The raspberry is the edible fruit of a multitude of plant species in the genus Rubus of the rose family, most of which are in the subgenus Idaeobatus; the name also applies to these plants themselves. Raspberries are perennial with woody stems.
Raspberry derives its name from raspise, “a sweet rose-colored wine” (mid-15th century), from the Anglo-Latin vinum raspeys, or from raspoie, meaning “thicket”, of Germanic origin. The name may have been influenced by its appearance as having a rough surface related to Old English rasp or “rough berry”.
Raspberries are grown for the fresh fruit market and for commercial processing into individually quick frozen (IQF) fruit, purée, juice, or as dried fruit used in a variety of grocery products. Traditionally, raspberries were a midsummer crop, but with new technology, cultivars, and transportation, they can now be obtained year-round. Raspberries need ample sun and water for optimal development. Raspberries thrive in well-drained soil with a pH between 6 and 7 with ample organic matter to assist in retaining water. While moisture is essential, wet and heavy soils or excess irrigation can bring on Phytophthora root rot, which is one of the most serious pest problems facing the red raspberry. As a cultivated plant in moist, temperate regions, it is easy to grow and has a tendency to spread unless pruned. Escaped raspberries frequently appear as garden weeds, spread by seeds found in bird droppings.
An individual raspberry weighs 3–5 g (0.11–0.18 oz), and is made up of around 100 drupelets, each of which consists of a juicy pulp and a single central seed. A raspberry bush can yield several hundred berries a year. Unlike blackberries and dewberries, a raspberry has a hollow core once it is removed from the receptacle.

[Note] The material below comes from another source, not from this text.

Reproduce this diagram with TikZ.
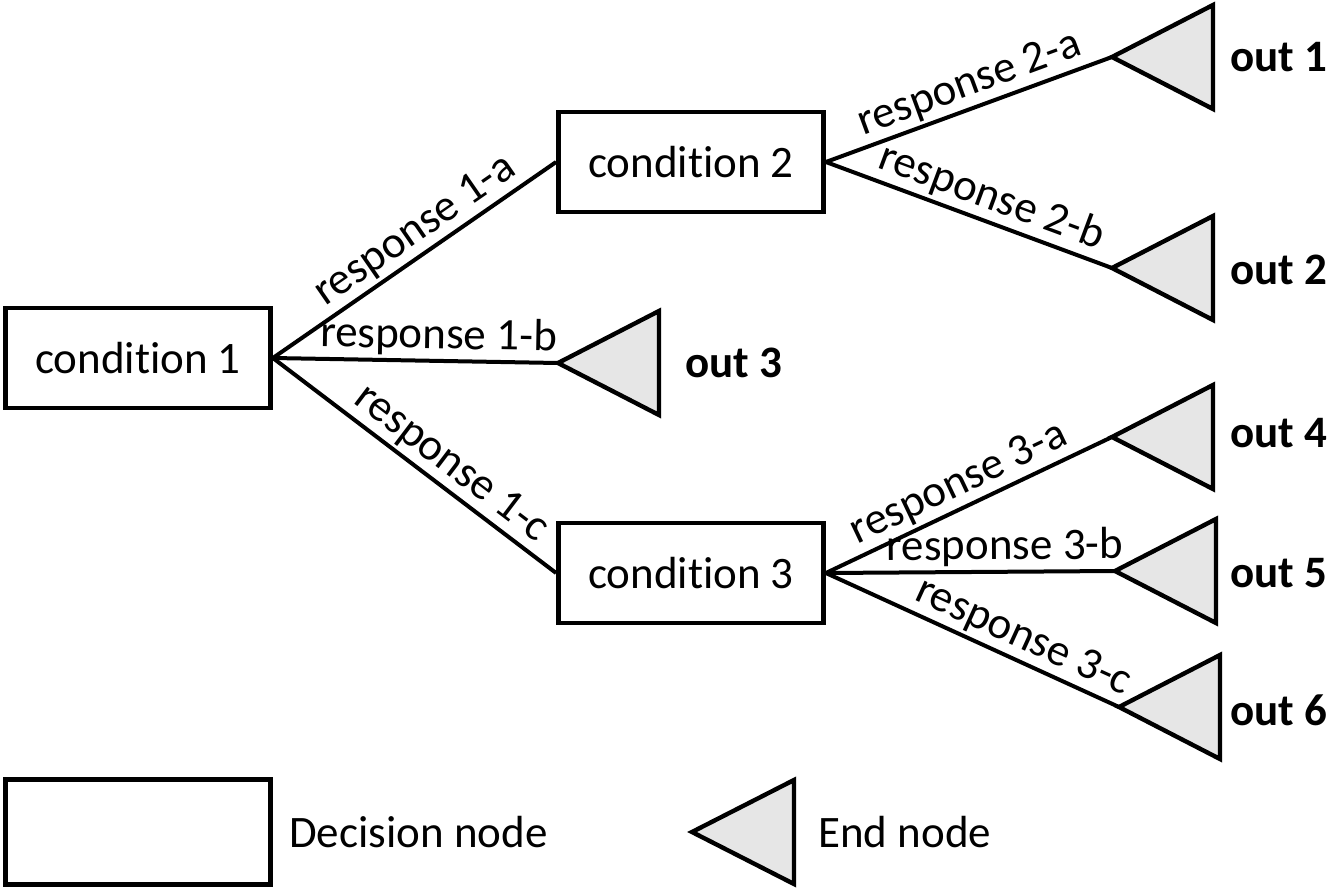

Raw raspberries are 86% water, 12% carbohydrates, and have about 1% each of protein and fat. In a 100 gram amount, raspberries supply 53 calories.

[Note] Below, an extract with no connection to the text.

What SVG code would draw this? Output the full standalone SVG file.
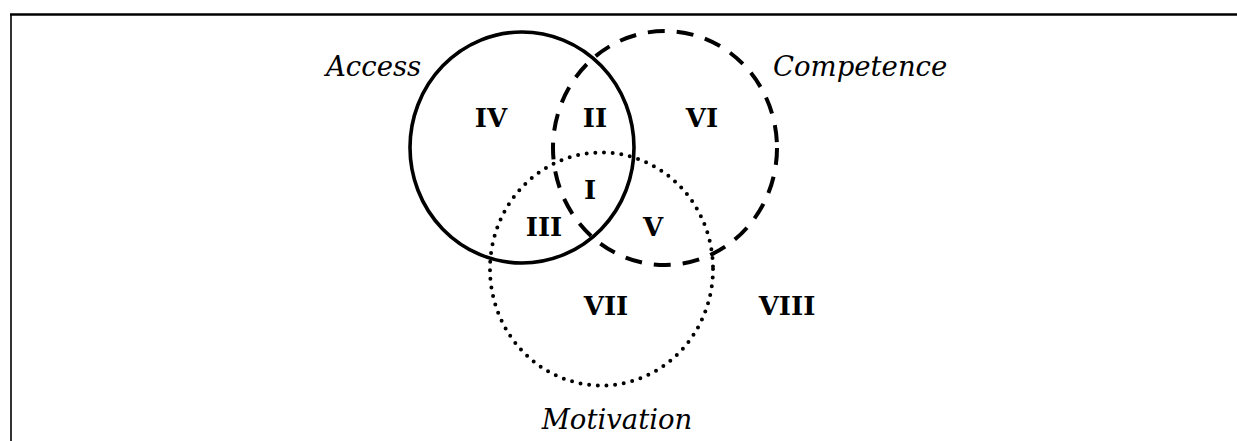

The aggregate fruit structure contributes to raspberry’s nutritional value, as it increases the proportion of dietary fiber, which is among the highest known in whole foods, up to 6% fiber per total weight. Raspberries are a rich source (20% or more of the Daily Value, DV) of vitamin C (32% DV), manganese (32% DV) and dietary fiber (26% DV). Raspberries are a low-glycemic index food, with total sugar content of only 4% and no starch.
Raspberry leaves can be used fresh or dried in herbal teas, providing an astringent flavor. In herbal and traditional medicine, raspberry leaves are used for some remedies, although there is no scientifically valid evidence to support their medicinal use.